CERTIDÃO DE NASCIMENTO

Com a maior aposta na ferramenta aérea, nos anos 1960 também começaram a surgir novas empresas de aviação agrícola. E foi então que o setor começou de fato a ser organizado, a partir de um trabalho conjunto entre os Ministérios da Agricultura e da Aeronáutica. Primeiro, com a criação dos Cursos de Aviação Agrícola (Cavag), pelo Decreto nº 56.584, de 20 de julho de 1965. Trabalho que teve a atuação direta do então major aviador Marialdo Rodrigues Moreira, mais tarde cedido do Ministério da Aeronáutica para a pasta da Agricultura e nomeado, em 1966, para dirigir a então recém-criada Divisão de Aviação Agrícola (DIAV).

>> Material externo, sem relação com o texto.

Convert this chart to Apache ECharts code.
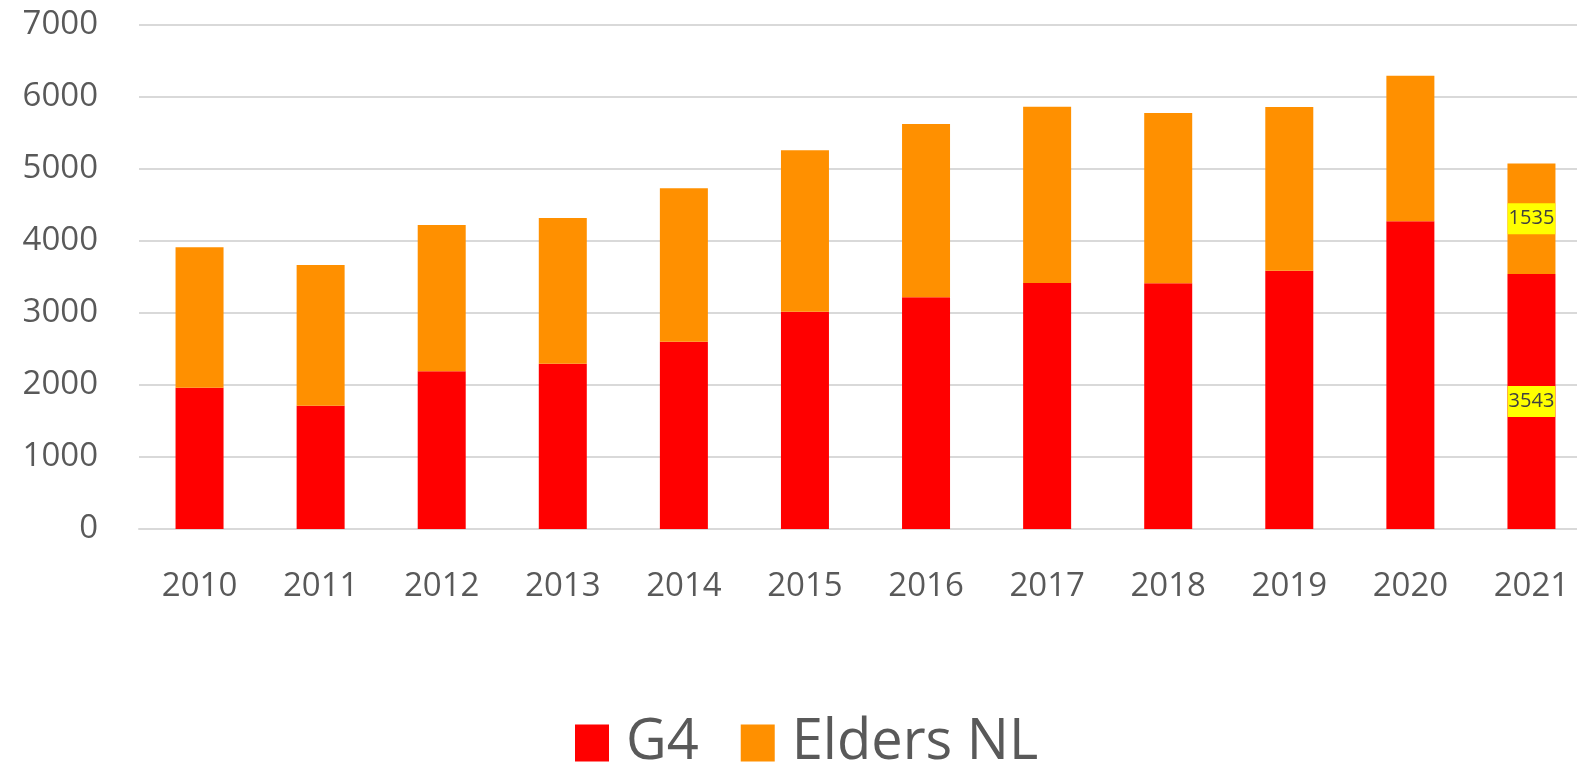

O primeiro Cavag foi realizado em 1967, na Fazenda Ipanema – uma área do Ministério da Agricultura no atual município de Iperó, São Paulo. Em 1969, o Ministério da Agricultura criou também os cursos de Coordenadores e de Executores em Aviação Agrícola (CCAA e CEAA), para qualificar, respectivamente, agrônomos e técnicos agrícolas para atuarem nas operações aéreas em lavouras. Ambos também ministrados na Fazenda Ipanema. Local, aliás, que foi o berço da formação dos profissionais do setor até 1991, quando foi fechado e os cursos passaram para a iniciativa privada por delegação do Mapa.

Primeira operação aeroagrícola foi com um avião nacional

LINHA DE PRODUÇÃO: Modelo M7, antecessor do avião que marcou o início da aviação agrícola, sai da linha de produção da fábrica em 1936

O biplano Muniz utilizado na primeira operação aeroagrícola no Brasil era um avião de fabricação nacional. O M-9 era uma variante mais moderna do Muniz M-7, por sua vez, a primeira aeronave produzida em série no Brasil. Os biplanos foram projetados pelo então major do Exército Antônio Guedes Muniz. O M-7, o pioneiro, teve seu primeiro voo em 17 de outubro de 1935.

Com bom rendimento e resistência, os Muniz eram aparelhos de treinamento e foram vendidos primeiro para a Escola de Aviação Militar. Depois, a produção começou a ser direcionada para aeroclubes. A fabricação estava a cargo da Fábrica Brasileira de Aviões, fundada em 1934 pelo industrial Henrique Lage, no Rio de Janeiro. A empresa foi a primeira fábrica de aviões instalada no Brasil. Ela mudou de nome depois para Companhia Nacional de Navegação Aérea (CNNA) e encerrou sua produção em 1948. Até 1951 ainda se manteve no ramo de manutenção, antes de fechar definitivamente as portas.

Depois desse episódio, outro fato marcante para o setor aeroagrícola nacional foi o surgimento do avião Ipanema, que voou pela primeira vez em 1971. Mais de cinquenta anos depois, o modelo está em sua sétima geração – prometendo a oitava para 2023 (anunciando novidades na manutenção das asas). Além disso, o avião, que foi batizado em homenagem à antiga Fazenda Ipanema, representa 55% da frota aeroagrícola nacional – que tem cerca de 2,5 mil aeronaves e é a segunda maior do planeta.